De reclamefolder die sportjournalistiek is

30-11-2012 16:00

Als er iets is dat de zaak rondom Armstrong heeft aangetoond dan is het dat de wielerjournalistiek voornamelijk uit dwepers bestaat, die hun kans op een vijf minuten durend interview met één van hun helden waardevoller achten dan een gedegen onderzoek dat misschien kwaad bloed bij diezelfde helden zet. Is dat ook zo bij de rest van de sportjournalistiek? Ja. Er worden prachtige reportages gemaakt, sfeervolle portretten, maar onderzoek vindt er nauwelijks plaats. De sportjournalistiek is, zeker in Nederland, één grote reclamefolder. Voor de sporter, of voor de eigen mening.

Waar is het onderzoek?
Het woord journalistiek zou dan ook eigenlijk moeten worden vervangen door de woorden verslaggeving en meninkjes. Want dat is wat er gebeurt. Toen Cruijff zijn revolutie bij Ajax inzette werd op elk kanaal in woord en beeld verslag gedaan van de gebeurtenissen, maar van onderzoek was amper sprake. Het is veelzeggend dat slechts één niet-professionele doch prachtige site als Catenaccio.nl gedegen research deed naar de verhoudingen binnen de Nederlandse topclub en dat een boek als De Voetbalmaffia geldt als een grote uitzondering.

Sportjournalistiek is verworden tot één grote column, waarbinnen iedereen zijn zegje en zijn meninkje oplepelt. De miljoenendeals rondom de Formule 1? Nederlandse sportjournalisten lezen het researchwerk van hun collega’s van de BBC en analyseren vervolgens het onderzoek. Gedoe rondom de puntentoekenning bij het turnen op de Olympische Spelen? Nederlandse journalisten geven hun mening, maar onderzoek naar het hoe en waarom van de puntentoekenning wordt er niet gedaan. Merab Jordania die Vitesse koopt? Er worden verbanden gelegd, er worden aannames gedaan, maar heeft iemand ooit een goed artikel gezien dat Jordania’s achtergrond beter uitlegt dan dat zijn Wikipedia-artikel dat nu al doet?

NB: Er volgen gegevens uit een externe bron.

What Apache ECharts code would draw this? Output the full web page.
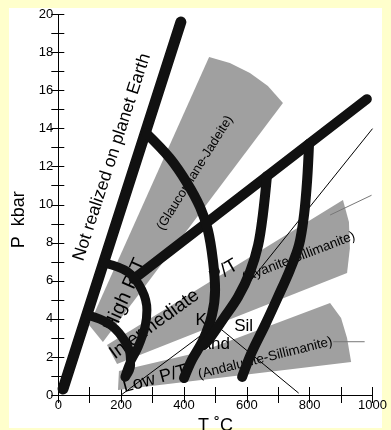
<!DOCTYPE html>
<html>
<head>
<meta charset="utf-8">
<script src="https://cdn.jsdelivr.net/npm/echarts@6/dist/echarts.min.js"></script>
<style>
html, body { margin: 0; padding: 0; background: #ffffcc; }
#chart { width: 391px; height: 430px; }
</style>
</head>
<body>
<div id="chart"></div>
<script>
// ----- data (T in °C, P in kbar) -----
var tempTicks = [0, 200, 400, 600, 800, 1000];
var presTicks = [0, 2, 4, 6, 8, 10, 12, 14, 16, 18, 20];

// heavy lines
var limitLine = [[15, 0.32], [390, 19.6]];
var highPLine = [[240, 6.1], [982, 15.55]];
var arcInner = [[95, 4.2], [158, 3.78], [203, 3.05], [228, 2.2], [230, 1.55], [214, 0.95]];
var arcOuter = [[145, 6.94], [222, 6.46], [266, 5.52], [282, 4.47], [276, 3.57], [254, 2.52], [228, 1.68], [212, 0.95]];
var curveA = [[279, 13.77], [355, 12.45], [410, 11.14], [451, 9.88], [476, 8.67], [492, 7.09], [499, 5.52], [489, 4.2], [461, 2.89], [425, 1.84], [400, 0.89]];
var curveB = [[664, 11.5], [651, 9.46], [636, 7.88], [610, 6.46], [572, 5.15], [527, 4.05], [483, 3.0], [461, 2.6]];
var curveC = [[798, 13.2], [792, 11.3], [782, 9.46], [766, 7.88], [737, 6.57], [699, 5.15], [658, 3.68], [616, 2.26], [585, 0.95]];

// Al2SiO5 lines and leaders
var andKy = [[200, 0], [500, 3.7]];
var kySil = [[500, 3.7], [1000, 14.0]];
var andSil = [[500, 3.7], [765, 0.1]];
var leaderKy = [[865, 9.46], [997, 10.5]];
var leaderAnd = [[875, 2.8], [975, 2.8]];

// shaded facies series
var bandHigh = [[98, 3.68], [480, 17.76], [546, 17.45], [610, 16.92], [667, 16.24], [715, 15.35], [142, 2.79]];
var bandMid = [[155, 2.63], [906, 10.25], [925, 9.09], [928, 7.72], [919, 6.41], [187, 1.63]];
var bandLow = [[193, 1.26], [451, 2.26], [865, 4.83], [900, 4.05], [919, 3.0], [932, 1.73], [190, 0.26]];

// ----- chart -----
var bands = [bandHigh, bandMid, bandLow];
var FONT = '"Liberation Sans", Arial, Helvetica, sans-serif';

// labels: [T, P, text, rotation deg, font size]
var notes = [
  [171, 12.5, 'Not realized on planet Earth', 72, 17.5],
  [213, 5.25, 'High P/T', 66, 20],
  [435, 11.67, '(Glaucophane-Jadeite)', 58, 13],
  [306, 3.72, 'Intermediate', 36, 19],
  [527, 6.5, 'P/T', 30, 19],
  [765, 7.25, '(Kyanite-Sillimanite)', 21, 13.5],
  [308, 0.84, 'Low P/T', 15, 18],
  [659, 1.94, '(Andalusite-Sillimanite)', 14, 13.5],
  [468, 3.9, 'Ky', 0, 17],
  [590, 3.63, 'Sil', 0, 17],
  [498, 2.68, 'And', 0, 17]
];

function heavy(pts, w) {
  return {
    type: 'line', data: pts, smooth: 0.35, symbol: 'none', silent: true, z: 6,
    lineStyle: { width: w, color: '#111', cap: 'round', join: 'round' }
  };
}
function thin(pts, col) {
  return {
    type: 'line', data: pts, symbol: 'none', silent: true, z: 3,
    lineStyle: { width: 1, color: col }
  };
}

var chart = echarts.init(document.getElementById('chart'));
var axisCommon = {
  axisLine: { lineStyle: { color: '#000', width: 1 } },
  splitLine: { show: false }
};
chart.setOption({
  animation: false,
  backgroundColor: '#ffffcc',
  graphic: [{
    type: 'rect', z: -10,
    shape: { x: 9, y: 8, width: 373, height: 420 },
    style: { fill: '#ffffff' }
  }],
  grid: { left: 58.3, right: 18.5, top: 14.5, bottom: 35, outerBoundsMode: 'none', containLabel: false },
  xAxis: [
    Object.assign({
      type: 'value', min: 0, max: 1000, interval: 100, position: 'bottom',
      axisTick: { inside: true, length: 8, lineStyle: { color: '#000' } },
      axisLabel: {
        color: '#000', fontSize: 13, fontFamily: FONT, margin: 4,
        formatter: function (v) { return tempTicks.indexOf(v) >= 0 ? String(v) : ''; }
      },
      name: 'T \u02DAC', nameLocation: 'middle', nameGap: 7,
      nameTextStyle: { color: '#000', fontSize: 18, fontFamily: FONT, verticalAlign: 'top' }
    }, axisCommon),
    Object.assign({
      type: 'value', min: 0, max: 1000, interval: 100, position: 'top',
      axisTick: { inside: true, length: 8, lineStyle: { color: '#000' } },
      axisLabel: { show: false }
    }, axisCommon)
  ],
  yAxis: [
    Object.assign({
      type: 'value', min: 0, max: 20, interval: 1, position: 'left',
      axisTick: { inside: true, length: 6, lineStyle: { color: '#000' } },
      axisLabel: {
        color: '#000', fontSize: 13, fontFamily: FONT, margin: 5,
        formatter: function (v) { return presTicks.indexOf(v) >= 0 ? String(v) : ''; }
      },
      name: 'P  kbar', nameLocation: 'middle', nameGap: 22,
      nameTextStyle: { color: '#000', fontSize: 18, fontFamily: FONT, padding: [0, 30, 0, 0] }
    }, axisCommon),
    Object.assign({
      type: 'value', min: 0, max: 20, interval: 1, position: 'right',
      axisTick: { inside: true, length: 7, lineStyle: { color: '#000' } },
      axisLabel: { show: false }
    }, axisCommon)
  ],
  series: [
    {
      type: 'custom', silent: true, z: 1,
      data: bands.map(function (b, i) { return [b[0][0], b[0][1], i]; }),
      renderItem: function (params, api) {
        var pts = bands[api.value(2)].map(function (p) { return api.coord(p); });
        return { type: 'polygon', shape: { points: pts }, style: { fill: '#a0a0a0' } };
      }
    },
    thin(andKy, '#000'),
    thin(kySil, '#000'),
    thin(andSil, '#000'),
    thin(leaderKy, '#777'),
    thin(leaderAnd, '#777'),
    {
      type: 'custom', silent: true, z: 4,
      data: notes.map(function (n, i) { return [n[0], n[1], i]; }),
      renderItem: function (params, api) {
        var n = notes[api.value(2)];
        var p = api.coord([n[0], n[1]]);
        return {
          type: 'text', x: p[0], y: p[1], rotation: n[3] * Math.PI / 180,
          style: {
            text: n[2], x: 0, y: 0, align: 'center', verticalAlign: 'middle',
            fill: '#000', fontSize: n[4], fontFamily: FONT
          }
        };
      }
    },
    heavy(limitLine, 11),
    heavy(highPLine, 10),
    heavy(arcInner, 9),
    heavy(arcOuter, 9),
    heavy(curveA, 10),
    heavy(curveB, 10),
    heavy(curveC, 10)
  ]
});
</script>
</body>
</html>
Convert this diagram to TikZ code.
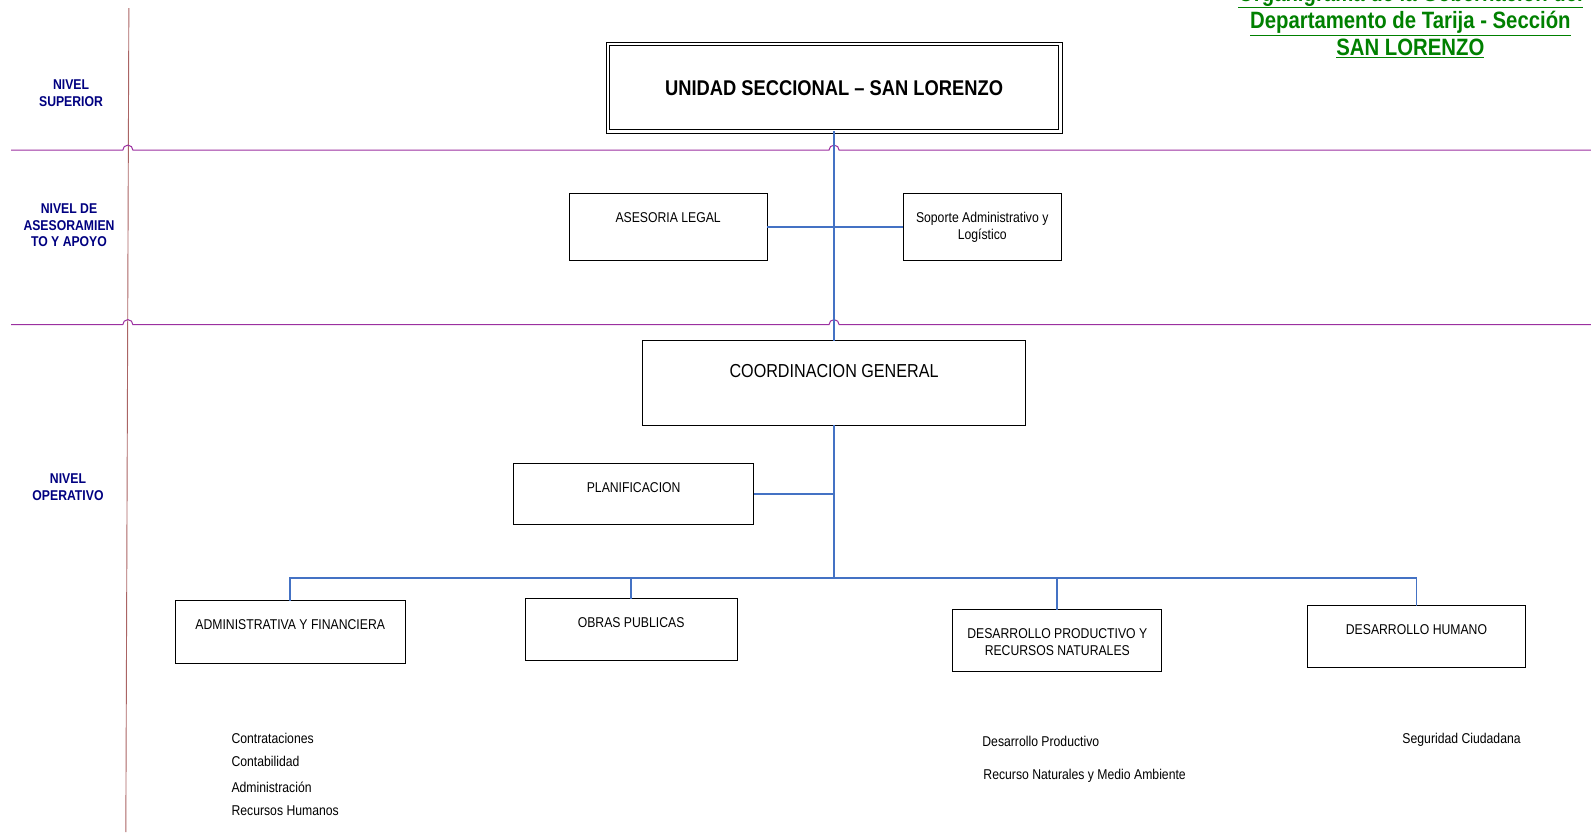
\documentclass[tikz,border=0pt]{standalone}
\usepackage{fontspec}
\setmainfont{Liberation Sans}[FakeStretch=0.86]
\usepackage{xcolor}
\usetikzlibrary{calc}
\definecolor{linkblue}{RGB}{68,114,196}
\definecolor{levelline}{RGB}{155,48,160}
\definecolor{sideline}{RGB}{170,100,100}
\definecolor{levelnavy}{RGB}{0,0,128}
\definecolor{titlegreen}{RGB}{0,128,0}

\begin{document}
\begin{tikzpicture}[x=1pt, y=-1pt,
  unit/.style={draw, line width=1pt, outer sep=0pt, inner sep=0pt},
  lbl/.style={anchor=north, yshift=-18pt, inner sep=0pt, align=center, font=\fontsize{14}{17}\selectfont},
  link/.style={draw=linkblue, line width=1.8pt},
  level/.style={font=\fontsize{14}{16.5}\selectfont\bfseries, text=levelnavy, align=center},
  item/.style={anchor=base west, inner sep=0pt, font=\fontsize{14}{16}\selectfont}]
  \useasboundingbox (0,0) rectangle (1568,820);
  \clip (0,0) rectangle (1568,820);

  % title
  \foreach \t/\y in {{Organigrama de la Gobernación del}/1, {Departamento de Tarija - Sección}/28, {SAN LORENZO}/55}
    \node[anchor=base, inner sep=0pt, text=titlegreen, font=\fontsize{23.3}{27}\selectfont\bfseries] at (1390,\y) {\underline{\t}};

  % level separators
  \draw[sideline, line width=0.9pt] (127,8) -- (124,820);
  \foreach \y in {148,320}
    \draw[levelline, line width=1pt] (11,\y) -- (121,\y) arc[start angle=180, end angle=0, radius=5pt]
      -- (817,\y) arc[start angle=180, end angle=0, radius=5pt] -- (1568,\y);

  \node[level] (nsup) at (70,92) {NIVEL\\SUPERIOR};
  \node[level] (nase) at (68,222) {NIVEL DE\\ASESORAMIEN\\TO Y APOYO};
  \node[level] (nope) at (67,480) {NIVEL\\OPERATIVO};

  % boxes
  \node[unit, double, double distance=2.5pt, minimum width=446pt, minimum height=86pt,
    font=\fontsize{21}{25}\selectfont\bfseries] (top) at (822,86.5) {UNIDAD SECCIONAL -- SAN LORENZO};
  \node[unit, minimum width=195pt, minimum height=66pt, label={[lbl]north:ASESORIA LEGAL}] (legal) at (658.5,224) {};
  \node[unit, minimum width=156pt, minimum height=66pt, label={[lbl]north:Soporte Administrativo y\\Logístico}] (soporte) at (968,224) {};
  \node[unit, minimum width=377pt, minimum height=83pt,
    label={[lbl, yshift=-5pt, font=\fontsize{18.5}{22}\selectfont]north:COORDINACION GENERAL}] (coord) at (822,377.5) {};
  \node[unit, minimum width=237pt, minimum height=60pt, label={[lbl]north:PLANIFICACION}] (plan) at (624.5,487) {};
  \node[unit, minimum width=227pt, minimum height=62pt, label={[lbl]north:ADMINISTRATIVA Y FINANCIERA}] (admin) at (286,623) {};
  \node[unit, minimum width=209pt, minimum height=61pt, label={[lbl]north:OBRAS PUBLICAS}] (obras) at (622,620.5) {};
  \node[unit, minimum width=206pt, minimum height=61pt, label={[lbl]north:DESARROLLO PRODUCTIVO Y\\RECURSOS NATURALES}] (desprod) at (1042,631.5) {};
  \node[unit, minimum width=214pt, minimum height=61pt, label={[lbl]north:DESARROLLO HUMANO}] (deshum) at (1396,627.5) {};

  % connectors
  \draw[link] (top.south) -- (coord.north);
  \draw[link] (legal.east) -- (soporte.west);
  \draw[link] (plan.east) -- (plan.east -| coord.south);
  \draw[link] (coord.south) -- (coord.south |- 0,570) coordinate (bus);
  \foreach \n in {admin,obras,desprod,deshum}
    \draw[link] (bus) -| (\n.north);

  % sub units
  \node[item] (contrat) at (228,733) {Contrataciones};
  \node[item] (contab) at (228,755) {Contabilidad};
  \node[item] (adm) at (228,781) {Administración};
  \node[item] (rrhh) at (228,804) {Recursos Humanos};
  \node[item] (dprod) at (968,736) {Desarrollo Productivo};
  \node[item] (rnat) at (969,768) {Recurso Naturales y Medio Ambiente};
  \node[item] (segur) at (1382,733) {Seguridad Ciudadana};
\end{tikzpicture}
\end{document}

Fantasieloze verslaggeving
Journalistiek als het beroepsmatig verzamelen van nieuws en actuele gegevens is een definitie waar de sportjournalistiek op een prima manier aan voldoet. Het kritisch beschouwen van ditzelfde nieuws (en dan niet via een column, maar door middel van onderzoek) gebeurt echter veel te weinig. Het is te billijken dat sportjournalistiek misschien niet het geld en de mankracht heeft om onderzoek te doen. En misschien is het feit dat sport een spel blijft genoeg reden om dat vooral ook niet te doen. Tegelijkertijd neemt de sportjournalist zichzelf bloedserieus en krijgt hij via elk medium alle mogelijkheden om een groot publiek te bereiken. En is hij daar fantasieloos in.

Mosterd na de maaltijd. Reconstructies. Achteraf uitleggen waarom HFC Haarlem failliet kon gaan, achteraf de masseuse van Armstrong – Emma O’Reilly – een podium bieden om haar verhaal te vertellen. De professionele sportjournalistiek ontbreekt ballen en visie, zoet gehouden door het euforische enthousiasme van de sport. Het verliest de 100 meter sprint en weet achteraf precies uit te leggen waar het mis ging, om de week erop dezelfde fouten te maken.

En ja, dat is mijn mening. Ik verdien er alleen mijn geld niet mee.